### Requirements:
Copy, exactly and only, the lines from the one with "Give me the matplotlib source for this chart." up to and including the one with "return 1 - py / H", leaving pictures out.

Figure scripts

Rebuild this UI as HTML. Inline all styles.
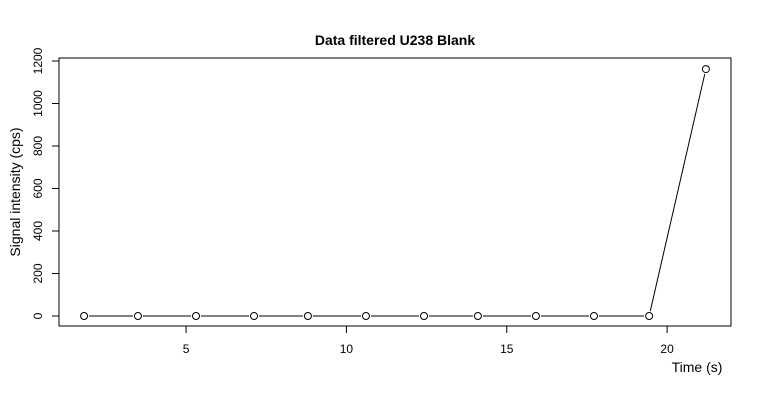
<!DOCTYPE html>
<html><head><meta charset="utf-8"><style>
body{margin:0;background:#fff}
svg{display:block;font-family:"Liberation Sans",sans-serif}
</style></head><body>
<svg id="chart" width="760" height="400">
<text x="395" y="45" text-anchor="middle" font-weight="bold" font-size="14">Data filtered U238 Blank</text>
<rect x="59" y="58" width="672" height="268" fill="none" stroke="#000"/>
<text x="697" y="372" text-anchor="middle" font-size="14">Time (s)</text>
<text transform="translate(20,192) rotate(-90)" text-anchor="middle" font-size="14">Signal intensity (cps)</text>
<g id="axes"></g><g id="marks"></g>
</svg>
<script>
const xValues=[1.82,3.50,5.31,7.12,8.80,10.61,12.42,14.10,15.91,17.72,19.44,21.21];
const yValues=[0,0,0,0,0,0,0,0,0,0,0,1162];
const xTicks=[5,10,15,20];
const yTicks=[0,200,400,600,800,1000,1200];
const NS="http://www.w3.org/2000/svg";
function sx(v){return 25.7+v*32.07;}
function sy(v){return 316-v*0.2125;}
function mk(t,a,p){const e=document.createElementNS(NS,t);for(const k in a)e.setAttribute(k,a[k]);p.appendChild(e);return e;}
const ax=document.getElementById('axes'),mg=document.getElementById('marks');
mk('line',{x1:sx(5),x2:sx(20),y1:326,y2:326,stroke:'#000'},ax);
xTicks.forEach(t=>{
 const l=mk('line',{x1:sx(t),x2:sx(t),y1:326,y2:333,stroke:'#000'},ax);
 
 
 const tx=mk('text',{x:sx(t),y:353,'text-anchor':'middle','font-size':12},ax);tx.textContent=t;
 
 
});
mk('line',{x1:59,x2:59,y1:sy(0),y2:sy(1200),stroke:'#000'},ax);
yTicks.forEach(t=>{
 const l=mk('line',{x1:52,x2:59,y1:sy(t),y2:sy(t),stroke:'#000'},ax);
 
 
 const tx=mk('text',{transform:`translate(42,${sy(t)}) rotate(-90)`,'text-anchor':'middle','font-size':12},ax);tx.textContent=t;
 
 
});
const r=3.5,gap=5;
for(let i=0;i<xValues.length-1;i++){
 const x1=sx(xValues[i]),y1=sy(yValues[i]),x2=sx(xValues[i+1]),y2=sy(yValues[i+1]);
 const d=Math.hypot(x2-x1,y2-y1),ux=(x2-x1)/d,uy=(y2-y1)/d;
 const l=mk('line',{x1:x1+ux*gap,y1:y1+uy*gap,x2:x2-ux*gap,y2:y2-uy*gap,stroke:'#000'},mg);
 
 
}
xValues.forEach((x,i)=>{
 const c=mk('circle',{cx:sx(x),cy:sy(yValues[i]),r:r,fill:'none',stroke:'#000'},mg);
 
 
});
</script>
</body></html>
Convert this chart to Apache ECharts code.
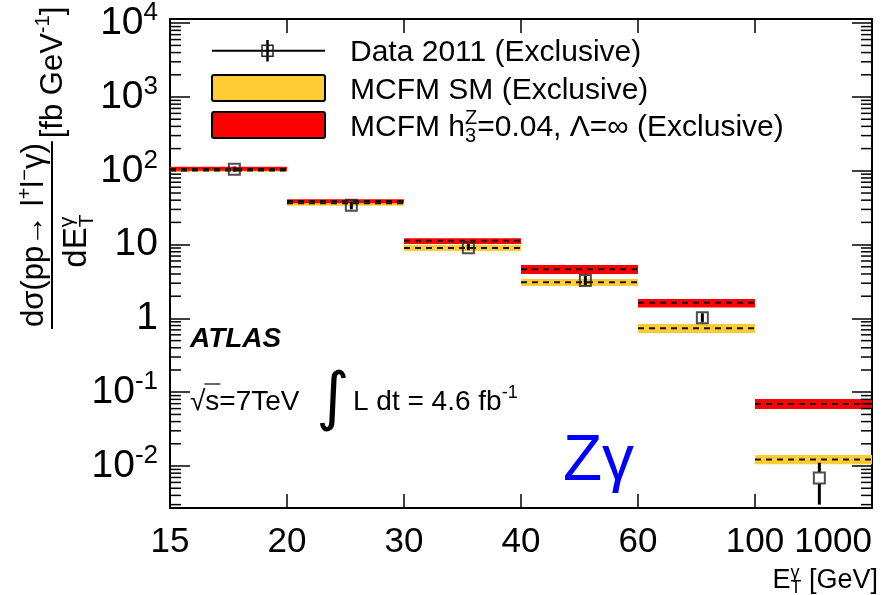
<!DOCTYPE html>
<html><head><meta charset="utf-8">
<script src="https://cdn.jsdelivr.net/npm/echarts@6/dist/echarts.min.js"></script>
<style>html,body{margin:0;padding:0;background:#fff}#c{width:891px;height:595px}</style>
</head><body><div id="c"></div>
<script>
// ---------------- data ----------------
const binLabels = ['15', '20', '30', '40', '60', '100', '1000'];
const dataValue   = [105, 34.1, 9.1, 3.26, 1.02, 0.0069];
const dataErrLow  = [97, 30.1, 8.4, 2.84, 0.874, 0.0030];
const dataErrHigh = [114, 38.1, 10.2, 3.75, 1.18, 0.0111];
const smValue = [101, 36.3, 9.0, 3.08, 0.735, 0.0123];
const smLow   = [97, 33.7, 8.2, 2.75, 0.634, 0.0106];
const smHigh  = [105, 37.4, 9.9, 3.42, 0.84, 0.0141];
const h3Value = [106, 39.0, 11.3, 4.63, 1.63, 0.0692];
const h3Low   = [100.3, 36.3, 10.2, 4.0, 1.41, 0.0592];
const h3High  = [113.7, 41.1, 12.2, 5.29, 1.83, 0.0809];
const yTickExponents = [-2, -1, 0, 1, 2, 3, 4];
const yTickTexts = ['10{sup|-2}', '10{sup|-1}', '1', '10', '10{sup|2}', '10{sup|3}', '10{sup|4}'];

// ---------------- layout / style ----------------
const FONT = '"Liberation Sans", Arial, Helvetica, sans-serif';
const Y_MIN = 0.0027, Y_MAX = 11400;
const DATA_X_SHIFT = 0.55;
const YELLOW = '#ffcc33', RED = '#ff0000';

const cv = document.createElement('canvas').getContext('2d');
function fstr(size, o) { o = o || {}; return (o.style || 'normal') + ' ' + (o.weight || 'normal') + ' ' + size + 'px ' + (o.family || FONT); }
function mo(size, o) {
  cv.font = fstr(size, o);
  cv.textBaseline = 'alphabetic'; const a = cv.measureText('H').actualBoundingBoxAscent;
  cv.textBaseline = 'middle'; const b = cv.measureText('H').actualBoundingBoxAscent;
  cv.textBaseline = 'alphabetic';
  return a - b;
}
function mw(t, size, o) { cv.font = fstr(size, o); return cv.measureText(t).width; }
function T(t, x, base, size, o) {
  o = o || {};
  return { type: 'text', x: x, y: base - mo(size, o), silent: true, z: 100,
    style: { text: t, fontSize: size, fontFamily: o.family || FONT, fontWeight: o.weight || 'normal',
      fontStyle: o.style || 'normal', fill: o.color || '#000', align: o.align || 'left', verticalAlign: 'middle' } };
}
// sequence of runs; item: {t,size,dy} or {sup,sub,size,mainSize}
function runs(list, x, base, out) {
  let cx = x;
  list.forEach(r => {
    if (r.t !== undefined) {
      out.push(T(r.t, cx, base + (r.dy || 0), r.size, r));
      cx += mw(r.t, r.size, r);
    } else {
      let w = 0;
      if (r.sup) { out.push(T(r.sup, cx, base - 0.38 * r.mainSize, r.size)); w = Math.max(w, mw(r.sup, r.size)); }
      if (r.sub) { out.push(T(r.sub, cx, base + 0.2 * r.mainSize, r.size)); w = Math.max(w, mw(r.sub, r.size)); }
      cx += w;
    }
  });
  return cx - x;
}
function runsWidth(list) {
  let w = 0;
  list.forEach(r => {
    if (r.t !== undefined) w += mw(r.t, r.size, r);
    else w += Math.max(r.sup ? mw(r.sup, r.size) : 0, r.sub ? mw(r.sub, r.size) : 0);
  });
  return w;
}

// ---------------- graphics (texts, legend, titles) ----------------
const G = [];
// y-axis title (rotated group; local x along text, local y toward screen right)
const YT = [];
const F = 31, FS = 20;
const numer = [{ t: 'dσ(pp→ l', size: F }, { t: '+', size: FS, dy: -0.38 * F }, { t: 'l', size: F },
  { t: '−', size: FS, dy: -0.38 * F }, { t: 'γ)', size: F }];
const nw = runsWidth(numer);
const barLen = nw + 4;
runs(numer, 2, -9, YT);
YT.push({ type: 'line', silent: true, shape: { x1: 0, y1: 0, x2: barLen, y2: 0 }, style: { stroke: '#000', lineWidth: 2 } });
const denom = [{ t: 'dE', size: 33 }, { sup: 'γ', sub: 'T', size: 21, mainSize: 33 }];
const dw = runsWidth(denom);
runs(denom, barLen / 2 - dw / 2 - 6, 34, YT);
runs([{ t: '[fb GeV', size: F }, { t: '-1', size: FS, dy: -0.42 * F }, { t: ']', size: F }], barLen + 3, 10, YT);
G.push({ type: 'group', x: 52, y: 329, rotation: Math.PI / 2, children: YT, z: 100 });

// x-axis title, right aligned
const xt = [{ t: 'E', size: 27 }, { sup: 'γ', sub: 'T', size: 18, mainSize: 27 }, { t: ' [GeV]', size: 27 }];
runs(xt, 878 - runsWidth(xt), 588, G);

// legend
G.push({ type: 'line', silent: true, shape: { x1: 212, y1: 50.7, x2: 325, y2: 50.7 }, style: { stroke: '#000', lineWidth: 2 } });
G.push({ type: 'line', silent: true, shape: { x1: 267.5, y1: 40, x2: 267.5, y2: 61.5 }, style: { stroke: '#000', lineWidth: 2.5 } });
G.push({ type: 'rect', silent: true, shape: { x: 262, y: 45.2, width: 11, height: 11 }, style: { fill: 'rgba(0,0,0,0)', stroke: '#222', lineWidth: 1.5 } });
G.push({ type: 'rect', silent: true, shape: { x: 212, y: 75, width: 113, height: 26, r: 2 }, style: { fill: YELLOW, stroke: '#000', lineWidth: 2 } });
G.push({ type: 'rect', silent: true, shape: { x: 212, y: 112, width: 113, height: 26, r: 2 }, style: { fill: RED, stroke: '#000', lineWidth: 2 } });
const LF = 30;
G.push(T('Data 2011 (Exclusive)', 350, 61, LF));
G.push(T('MCFM SM (Exclusive)', 350, 98.5, LF));
runs([{ t: 'MCFM h', size: LF }, { sup: 'Z', sub: '3', size: 20, mainSize: LF }, { t: '=0.04, Λ=∞ (Exclusive)', size: LF }], 350, 135.5, G);

// ATLAS labels
G.push(T('ATLAS', 190, 346.5, 28, { weight: 'bold', style: 'italic' }));
G.push(T('√', 190, 410, 28));
const sqw = mw('√', 28);
G.push(T('s=7TeV', 190 + sqw, 410, 28));
G.push({ type: 'line', silent: true, shape: { x1: 190 + sqw - 1, y1: 384, x2: 190 + sqw + mw('s', 28) + 1, y2: 384 }, style: { stroke: '#000', lineWidth: 1.2 } });
G.push(T('∫', 333, 418, 64, { align: 'center', family: '"DejaVu Sans", sans-serif' }));
runs([{ t: 'L dt = 4.6 fb', size: 28 }, { t: '-1', size: 18, dy: -12 }], 353, 410, G);
// Z gamma
G.push(T('Zγ', 563, 480, 64, { color: '#0000ff' }));

// ---------------- minor ticks for log axis (decoration) ----------------
const minorTickValues = [];
for (let e = -3; e <= 4; e++) for (let k = 2; k <= 9; k++) {
  const v = k * Math.pow(10, e);
  if (v > Y_MIN && v < Y_MAX) minorTickValues.push(v);
}

function bandSeries(lo, hi, color, z) {
  return { type: 'custom', silent: true, z: z, clip: true,
    data: lo.map((l, i) => [i, l, hi[i]]), encode: { x: 0, y: [1, 2] },
    renderItem: (params, api) => {
      const i = api.value(0);
      const p1 = api.coord([i, api.value(2)]);
      const p2 = api.coord([i + 1, api.value(1)]);
      return { type: 'rect', shape: { x: p1[0], y: p1[1], width: p2[0] - p1[0], height: p2[1] - p1[1] }, style: { fill: color } };
    } };
}
function centralLine(vals, z) {
  return { type: 'custom', silent: true, z: z, clip: true,
    data: vals.map((v, i) => [i, v]), encode: { x: 0, y: 1 },
    renderItem: (params, api) => {
      const i = api.value(0);
      const a = api.coord([i, api.value(1)]);
      const b = api.coord([i + 1, api.value(1)]);
      return { type: 'line', shape: { x1: a[0], y1: a[1], x2: b[0], y2: b[1] }, style: { stroke: '#111', lineWidth: 2, lineDash: [6, 5] } };
    } };
}

const option = {
  animation: false,
  backgroundColor: '#fff',
  grid: { left: 170, right: 19, top: 19, bottom: 87, containLabel: false },
  xAxis: [{
    type: 'value', min: 0, max: 6, interval: 1, position: 'bottom',
    axisLine: { show: true, onZero: false, lineStyle: { color: '#000', width: 2 } },
    axisTick: { show: true, inside: true, length: 14, lineStyle: { color: '#000', width: 1.5 } },
    axisLabel: { formatter: v => binLabels[Math.round(v)], fontSize: 35, fontFamily: FONT, color: '#000', margin: 17, alignMaxLabel: 'right' },
    splitLine: { show: false }
  }, {
    type: 'value', min: 0, max: 6, interval: 1, position: 'top',
    axisLine: { show: true, onZero: false, lineStyle: { color: '#000', width: 2 } },
    axisTick: { show: true, inside: true, length: 14, lineStyle: { color: '#000', width: 1.5 } },
    axisLabel: { show: false }, splitLine: { show: false }
  }],
  yAxis: [{
    type: 'log', logBase: 10, min: Y_MIN, max: Y_MAX, position: 'left',
    axisLine: { show: true, onZero: false, lineStyle: { color: '#000', width: 2 } },
    axisTick: { show: true, inside: true, length: 20, lineStyle: { color: '#000', width: 1.5 } },
    axisLabel: {
      margin: 12, color: '#000', fontFamily: FONT, fontSize: 39, showMinLabel: false, showMaxLabel: false,
      formatter: v => {
        const e = Math.log10(v); const r = Math.round(e);
        if (Math.abs(e - r) > 1e-6) return '';
        const idx = yTickExponents.indexOf(r);
        return idx < 0 ? '' : yTickTexts[idx];
      },
      rich: { sup: { fontSize: 26, fontFamily: FONT, color: '#000', lineHeight: 22, verticalAlign: 'top' } },
      lineHeight: 46
    },
    splitLine: { show: false }
  }, {
    type: 'log', logBase: 10, min: Y_MIN, max: Y_MAX, position: 'right',
    axisLine: { show: true, onZero: false, lineStyle: { color: '#000', width: 2 } },
    axisTick: { show: true, inside: true, length: 20, lineStyle: { color: '#000', width: 1.5 } },
    axisLabel: { show: false }, splitLine: { show: false }
  }],
  series: [
    bandSeries(smLow, smHigh, YELLOW, 1),
    bandSeries(h3Low, h3High, RED, 2),
    centralLine(smValue, 3),
    centralLine(h3Value, 3),
    { type: 'custom', silent: true, z: 5, clip: true,
      data: dataValue.map((v, i) => [i + DATA_X_SHIFT, v, dataErrLow[i], dataErrHigh[i]]), encode: { x: 0, y: [1, 2, 3] },
      renderItem: (params, api) => {
        const x = api.value(0);
        const c = api.coord([x, api.value(1)]);
        const lo = api.coord([x, api.value(2)]);
        const hi = api.coord([x, api.value(3)]);
        const half = 6, kids = [];
        const st = { stroke: '#000', lineWidth: 3 };
        if (lo[1] - c[1] > half + 1 || c[1] - hi[1] > half + 1) {
          if (lo[1] > c[1] + half) kids.push({ type: 'line', shape: { x1: c[0], y1: c[1] + half, x2: c[0], y2: lo[1] }, style: st });
          if (hi[1] < c[1] - half) kids.push({ type: 'line', shape: { x1: c[0], y1: hi[1], x2: c[0], y2: c[1] - half }, style: st });
        } else {
          kids.push({ type: 'line', shape: { x1: c[0], y1: Math.max(hi[1], c[1] - half + 1.5), x2: c[0], y2: Math.min(lo[1], c[1] + half - 1.5) }, style: st });
        }
        return { type: 'group', children: kids };
      } },
    { type: 'scatter', z: 6, silent: true, symbol: 'rect', symbolSize: 11,
      data: dataValue.map((v, i) => [i + DATA_X_SHIFT, v]),
      itemStyle: { color: 'rgba(0,0,0,0)', borderColor: '#222', borderWidth: 2 } },
    { type: 'custom', silent: true, z: 7, clip: false,
      data: minorTickValues.map(v => [0, v]), encode: { x: 0, y: 1 },
      renderItem: (params, api) => {
        const a = api.coord([0, api.value(1)]);
        const b = api.coord([6, api.value(1)]);
        const st = { stroke: '#000', lineWidth: 1.5 };
        return { type: 'group', children: [
          { type: 'line', shape: { x1: a[0], y1: a[1], x2: a[0] + 11, y2: a[1] }, style: st },
          { type: 'line', shape: { x1: b[0] - 11, y1: b[1], x2: b[0], y2: b[1] }, style: st }
        ] };
      } }
  ],
  graphic: G
};
const chart = echarts.init(document.getElementById('c'), null, { renderer: 'canvas' });
chart.setOption(option);
</script></body></html>
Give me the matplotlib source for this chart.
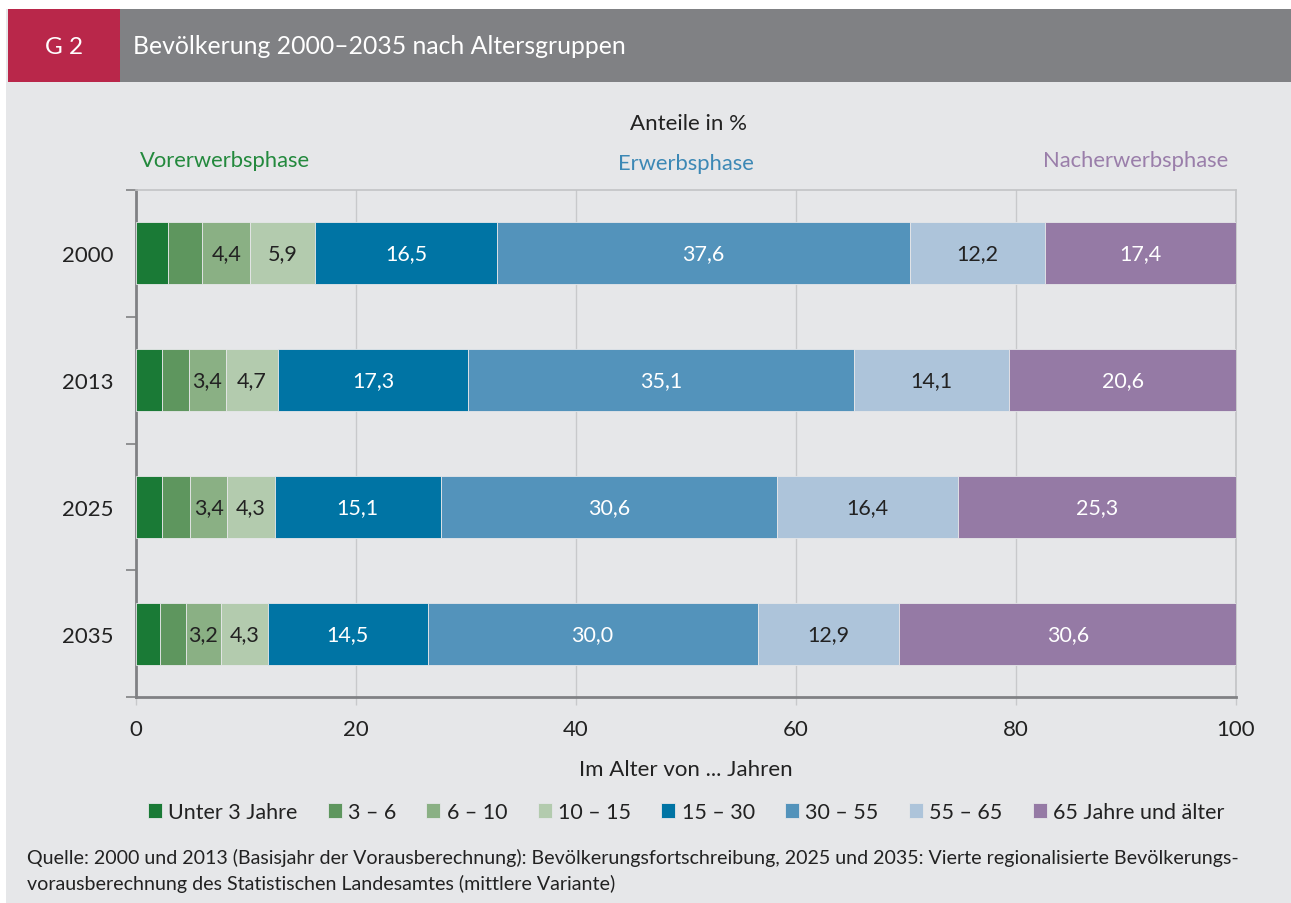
import matplotlib
matplotlib.use("Agg")
import matplotlib.pyplot as plt
from matplotlib.patches import Rectangle
import numpy as np

plt.rcParams['font.family'] = ['Lato', 'DejaVu Sans']

years = ["2000", "2013", "2025", "2035"]
groups = ["Unter 3 Jahre", "3 – 6", "6 – 10", "10 – 15", "15 – 30", "30 – 55", "55 – 65", "65 Jahre und älter"]
unter3 = [2.9, 2.4, 2.4, 2.2]
g3_6 = [3.1, 2.4, 2.5, 2.3]
g6_10 = [4.4, 3.4, 3.4, 3.2]
g10_15 = [5.9, 4.7, 4.3, 4.3]
g15_30 = [16.5, 17.3, 15.1, 14.5]
g30_55 = [37.6, 35.1, 30.6, 30.0]
g55_65 = [12.2, 14.1, 16.4, 12.9]
g65plus = [17.4, 20.6, 25.3, 30.6]
series = [unter3, g3_6, g6_10, g10_15, g15_30, g30_55, g55_65, g65plus]
show_label = [False, False, True, True, True, True, True, True]
colors = ["#1a7a36", "#5e965e", "#8ab084", "#b3cbae", "#0074a4", "#5393bb", "#adc4da", "#957aa5"]
text_colors = ["white", "white", "#222222", "#222222", "white", "white", "#222222", "white"]
xticks = [0, 20, 40, 60, 80, 100]

W, H = 1291, 904
fig = plt.figure(figsize=(W / 100, H / 100), dpi=100, facecolor="white")

def fx(px):
    return px / W

def fy(py):
    return 1 - py / H

# background panel
fig.patches.append(Rectangle((fx(6), 0), 1 - fx(6), fy(10), transform=fig.transFigure,
                             facecolor="#e6e7e9", edgecolor="none", zorder=-10))
# title bar
fig.patches.append(Rectangle((fx(120), fy(83)), 1 - fx(120), fy(10) - fy(83), transform=fig.transFigure,
                             facecolor="#808184", edgecolor="none", zorder=-5))
fig.patches.append(Rectangle((fx(8), fy(83)), fx(120) - fx(8), fy(10) - fy(83), transform=fig.transFigure,
                             facecolor="#b9274a", edgecolor="none", zorder=-5))
fig.text(fx(64), fy(47), "G 2", color="white", fontsize=17.5, ha="center", va="center")
fig.text(fx(133), fy(47), "Bevölkerung 2000–2035 nach Altersgruppen", color="white", fontsize=17.8,
         ha="left", va="center")

ax = fig.add_axes([fx(136), fy(698), fx(1236) - fx(136), fy(191) - fy(698)])
ax.set_facecolor("#e6e7e9")

y = np.arange(len(years))
left = np.zeros(len(years))
for vals, col, tc, lab, name in zip(series, colors, text_colors, show_label, groups):
    vals = np.array(vals)
    ax.barh(y, vals, left=left, height=0.49, color=col, edgecolor="#e6e7e9", linewidth=0.6,
            label=name, zorder=3)
    if lab:
        for yi, (l, v) in enumerate(zip(left, vals)):
            ax.text(l + v / 2, yi, f"{v:.1f}".replace(".", ","), ha="center", va="center",
                    color=tc, fontsize=15.5, zorder=4)
    left = left + vals

ax.set_xlim(0, 100)
ax.set_ylim(3.5, -0.5)
ax.set_xticks(xticks)
ax.set_xticklabels([str(t) for t in xticks], fontsize=16, color="#222222")
ax.set_yticks(y)
ax.set_yticklabels(years, fontsize=16, color="#222222")
ax.tick_params(axis="y", which="major", length=0, pad=16.5)
ax.set_yticks([-0.5, 0.5, 1.5, 2.5, 3.5], minor=True)
ax.tick_params(axis="y", which="minor", length=7, width=1.2, color="#808184")
ax.tick_params(axis="x", length=6, width=1, color="#c8c9cb", pad=10)
ax.xaxis.grid(True, color="#c8c9cb", linewidth=1, zorder=0)
ax.set_axisbelow(True)
for s in ["top", "right"]:
    ax.spines[s].set_color("#c3c4c6")
    ax.spines[s].set_linewidth(1.2)
for s in ["left", "bottom"]:
    ax.spines[s].set_color("#808184")
    ax.spines[s].set_linewidth(2)

ax.set_xlabel("Im Alter von ... Jahren", fontsize=16, color="#222222", labelpad=14)

fig.text(fx(688), fy(124), "Anteile in %", fontsize=16, color="#222222", ha="center", va="center")
fig.text(fx(140), fy(161), "Vorerwerbsphase", fontsize=15.8, color="#23893d", ha="left", va="center")
fig.text(fx(686), fy(164), "Erwerbsphase", fontsize=15.8, color="#3c88b5", ha="center", va="center")
fig.text(fx(1228), fy(161), "Nacherwerbsphase", fontsize=15.8, color="#9a7eaa", ha="right", va="center")

handles, labels = ax.get_legend_handles_labels()
leg = fig.legend(handles, labels, loc="center", bbox_to_anchor=(fx(686), fy(813)), ncol=8,
                 frameon=False, fontsize=15.5, handlelength=0.65, handleheight=0.65,
                 handletextpad=0.3, columnspacing=1.4, labelcolor="#222222")

fig.text(fx(27), fy(858), "Quelle: 2000 und 2013 (Basisjahr der Vorausberechnung): Bevölkerungsfortschreibung, 2025 und 2035: Vierte regionalisierte Bevölkerungs-",
         fontsize=14.1, color="#222222", ha="left", va="center")
fig.text(fx(27), fy(884), "vorausberechnung des Statistischen Landesamtes (mittlere Variante)",
         fontsize=14.1, color="#222222", ha="left", va="center")

fig.savefig("out.png", dpi=100, facecolor="white")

### Solved exercise:
Give me the matplotlib source for this chart.
import matplotlib
matplotlib.use("Agg")
import matplotlib.pyplot as plt
from matplotlib.patches import Rectangle
import numpy as np

plt.rcParams['font.family'] = ['Lato', 'DejaVu Sans']

years = ["2000", "2013", "2025", "2035"]
groups = ["Unter 3 Jahre", "3 – 6", "6 – 10", "10 – 15", "15 – 30", "30 – 55", "55 – 65", "65 Jahre und älter"]
unter3 = [2.9, 2.4, 2.4, 2.2]
g3_6 = [3.1, 2.4, 2.5, 2.3]
g6_10 = [4.4, 3.4, 3.4, 3.2]
g10_15 = [5.9, 4.7, 4.3, 4.3]
g15_30 = [16.5, 17.3, 15.1, 14.5]
g30_55 = [37.6, 35.1, 30.6, 30.0]
g55_65 = [12.2, 14.1, 16.4, 12.9]
g65plus = [17.4, 20.6, 25.3, 30.6]
series = [unter3, g3_6, g6_10, g10_15, g15_30, g30_55, g55_65, g65plus]
show_label = [False, False, True, True, True, True, True, True]
colors = ["#1a7a36", "#5e965e", "#8ab084", "#b3cbae", "#0074a4", "#5393bb", "#adc4da", "#957aa5"]
text_colors = ["white", "white", "#222222", "#222222", "white", "white", "#222222", "white"]
xticks = [0, 20, 40, 60, 80, 100]

W, H = 1291, 904
fig = plt.figure(figsize=(W / 100, H / 100), dpi=100, facecolor="white")

def fx(px):
    return px / W

def fy(py):
    return 1 - py / H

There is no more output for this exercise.